Oklahoma City and the local Fraternal Order of Police chapter have agreed to a new collective bargaining agreement. The city and union have to enter a new collective bargaining agreement every year.
BY MICHAEL KIMBALL Published: November 19, 2012

Bilingual officers

One of the changes to the collective bargaining agreement that reflects the changing demographics in Oklahoma City is an increased premium on translators.

The city's population of Spanish speaking residents has grown significantly in the past decade.

“We're trying to hire more bilingual officers, obviously,” George said. “There's a huge need for that.”

Officers will be paid in tiers based upon their level of fluency.

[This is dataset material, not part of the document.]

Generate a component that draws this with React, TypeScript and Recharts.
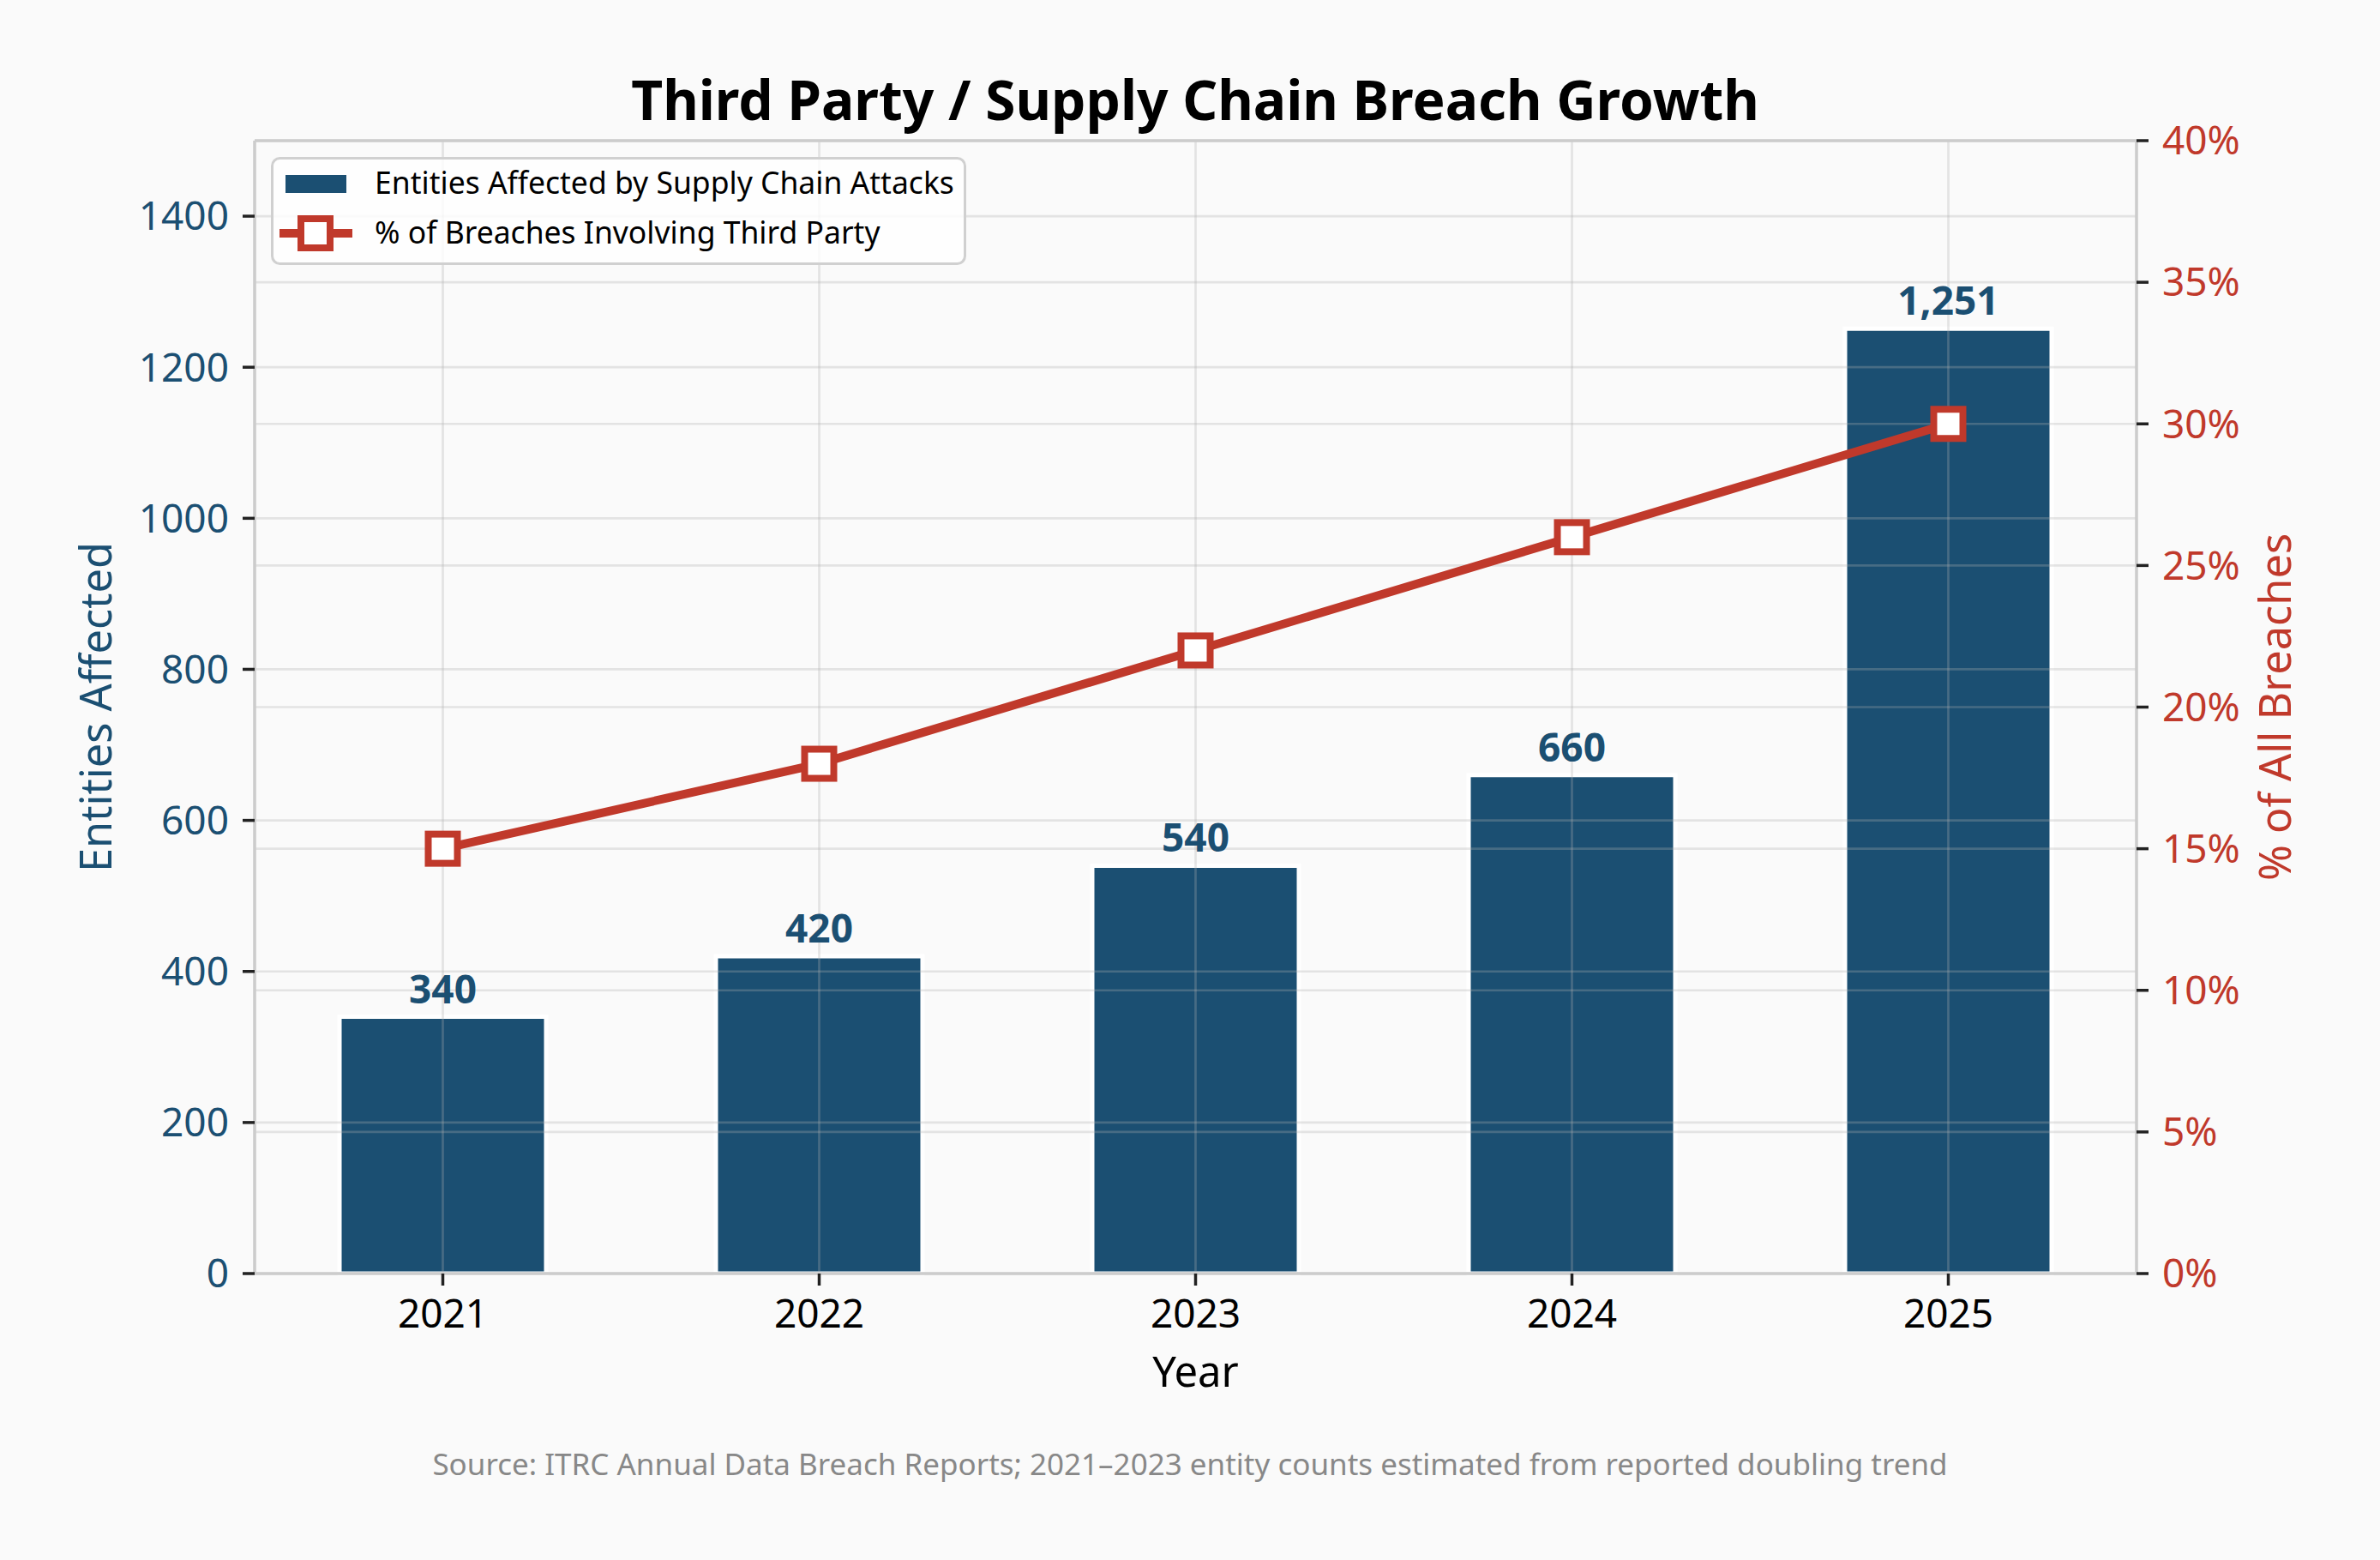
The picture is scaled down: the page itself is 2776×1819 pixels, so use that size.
import {
  Bar,
  CartesianGrid,
  ComposedChart,
  Label,
  LabelList,
  Legend,
  Line,
  ReferenceLine,
  XAxis,
  YAxis,
} from "recharts";

const YEARS = ["2021", "2022", "2023", "2024", "2025"];
const ENTITIES = [340, 420, 540, 660, 1251];
const THIRD_PARTY_PCT = [15, 18, 22, 26, 30];
const LEFT_TICKS = [0, 200, 400, 600, 800, 1000, 1200, 1400];
const RIGHT_TICKS = [0, 5, 10, 15, 20, 25, 30, 35, 40];

const BLUE = "#1b4f72";
const RED = "#c0392b";
const SPINE = "#cccccc";
const FONT = "'Noto Sans', 'Open Sans', sans-serif";

const W = 2776;
const H = 1819;

const data = YEARS.map((year, i) => ({
  year,
  entities: ENTITIES[i],
  pct: THIRD_PARTY_PCT[i],
}));

function LegendBox() {
  return (
    <svg width={811} height={126} style={{ display: "block" }}>
      <rect
        x={1.5}
        y={1.5}
        width={808}
        height={123}
        rx={9}
        fill="#ffffff"
        fillOpacity={0.8}
        stroke="#d0d0d0"
        strokeWidth={3}
      />
      <rect x={17} y={21} width={71} height={21} fill={BLUE} />
      <text x={121} y={43} fontSize={35.5} fill="#000">
        Entities Affected by Supply Chain Attacks
      </text>
      <line x1={10} x2={95} y1={89} y2={89} stroke={RED} strokeWidth={10} />
      <rect x={35} y={72} width={34} height={34} fill="#fff" stroke={RED} strokeWidth={8} />
      <text x={121} y={101} fontSize={35.5} fill="#000">
        % of Breaches Involving Third Party
      </text>
    </svg>
  );
}

export default function App() {
  return (
    <div
      style={{
        position: "absolute",
        left: 0,
        top: 0,
        width: W,
        height: H,
        background: "#fafafa",
        fontFamily: FONT,
      }}
    >
      <ComposedChart
        width={W}
        height={H}
        data={data}
        margin={{ top: 164, right: 104, bottom: 234, left: 117 }}
      >
        <XAxis
          dataKey="year"
          xAxisId="x"
          height={100}
          axisLine={{ stroke: SPINE, strokeWidth: 3.5 }}
          tickLine={{ stroke: "#222", strokeWidth: 3.5 }}
          tickSize={14}
          tickMargin={16}
          tick={{ fill: "#000", fontSize: 46 }}
        >
          <Label
            value="Year"
            position="bottom"
            offset={-3}
            fill="#000"
            fontSize={49}
          />
        </XAxis>
        <YAxis
          yAxisId="left"
          width={180}
          domain={[0, 1500]}
          ticks={LEFT_TICKS}
          axisLine={{ stroke: SPINE, strokeWidth: 3.5 }}
          tickLine={{ stroke: "#222", strokeWidth: 3.5 }}
          tickSize={14}
          tickMargin={16}
          tick={{ fill: BLUE, fontSize: 46 }}
        >
          <Label
            value="Entities Affected"
            position="left"
            offset={5}
            angle={-90}
            fill={BLUE}
            fontSize={50.5}
            style={{ textAnchor: "middle" }}
          />
        </YAxis>
        <YAxis
          yAxisId="right"
          orientation="right"
          width={180}
          domain={[0, 40]}
          ticks={RIGHT_TICKS}
          tickFormatter={(v) => `${v}%`}
          axisLine={{ stroke: SPINE, strokeWidth: 3.5 }}
          tickLine={{ stroke: "#222", strokeWidth: 3.5 }}
          tickSize={14}
          tickMargin={16}
          tick={{ fill: RED, fontSize: 46 }}
        >
          <Label
            value="% of All Breaches"
            position="insideRight"
            offset={18}
            angle={-90}
            fill={RED}
            fontSize={50.5}
            style={{ textAnchor: "middle" }}
          />
        </YAxis>

        <Bar
          dataKey="entities"
          xAxisId="x"
          yAxisId="left"
          fill={BLUE}
          stroke="#ffffff"
          strokeWidth={5}
          barSize={241}
          isAnimationActive={false}
        >
          <LabelList
            dataKey="entities"
            position="top"
            offset={16}
            formatter={(v) => Number(v).toLocaleString("en-US")}
            fill={BLUE}
            fontSize={46}
            fontWeight={700}
          />
        </Bar>

        {/* grid sits over the bars, as in the source figure */}
        <CartesianGrid
          xAxisId="x"
          yAxisId="left"
          stroke="#b0b0b0"
          strokeOpacity={0.3}
          strokeWidth={2.7}
          zIndex={350}
        />
        <CartesianGrid
          xAxisId="x"
          yAxisId="right"
          vertical={false}
          stroke="#b0b0b0"
          strokeOpacity={0.3}
          strokeWidth={2.7}
          zIndex={350}
        />
        <ReferenceLine
          xAxisId="x"
          yAxisId="left"
          y={1500}
          stroke={SPINE}
          strokeWidth={3.5}
          ifOverflow="visible"
        />

        <Line
          dataKey="pct"
          xAxisId="x"
          yAxisId="right"
          stroke={RED}
          strokeWidth={10}
          isAnimationActive={false}
          dot={(p: any) => (
            <rect
              key={`dot-${p.index}`}
              x={p.cx - 17}
              y={p.cy - 17}
              width={34}
              height={34}
              fill="#fff"
              stroke={RED}
              strokeWidth={8}
            />
          )}
          activeDot={false}
        />

        <Legend
          layout="horizontal"
          verticalAlign="middle"
          align="center"
          content={() => <LegendBox />}
          wrapperStyle={{ position: "absolute", left: 316, top: 183, width: 811, height: 126 }}
        />
      </ComposedChart>

      <svg
        width={W}
        height={H}
        style={{ position: "absolute", left: 0, top: 0, pointerEvents: "none" }}
      >
        <text x={1394} y={140} textAnchor="middle" fontSize={64} fontWeight={700} fill="#000">
          Third Party / Supply Chain Breach Growth
        </text>
        <text x={1388} y={1720} textAnchor="middle" fontSize={35} fill="#888888">
          Source: ITRC Annual Data Breach Reports; 2021–2023 entity counts estimated from reported doubling trend
        </text>
      </svg>
    </div>
  );
}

Formerly, officers were paid $25 per pay period for fluency in another language.

Now, the extra pay will start at $50 per pay period and increase to $100 per pay period for the officers with the best language skills.

Yearly bargaining

State law requires a new collective bargaining agreement between the city and police union every year, so negotiators will be back at the bargaining table in the spring.

This collective bargaining agreement is retroactive to July 1, and will be in effect through June 30.

Having to renew the collective bargaining agreement every year includes the drawback of city and union officials spending a significant amount of time each year in negotiations.

But a benefit is that it allows challenges to be overcome incrementally, instead of problems building for years.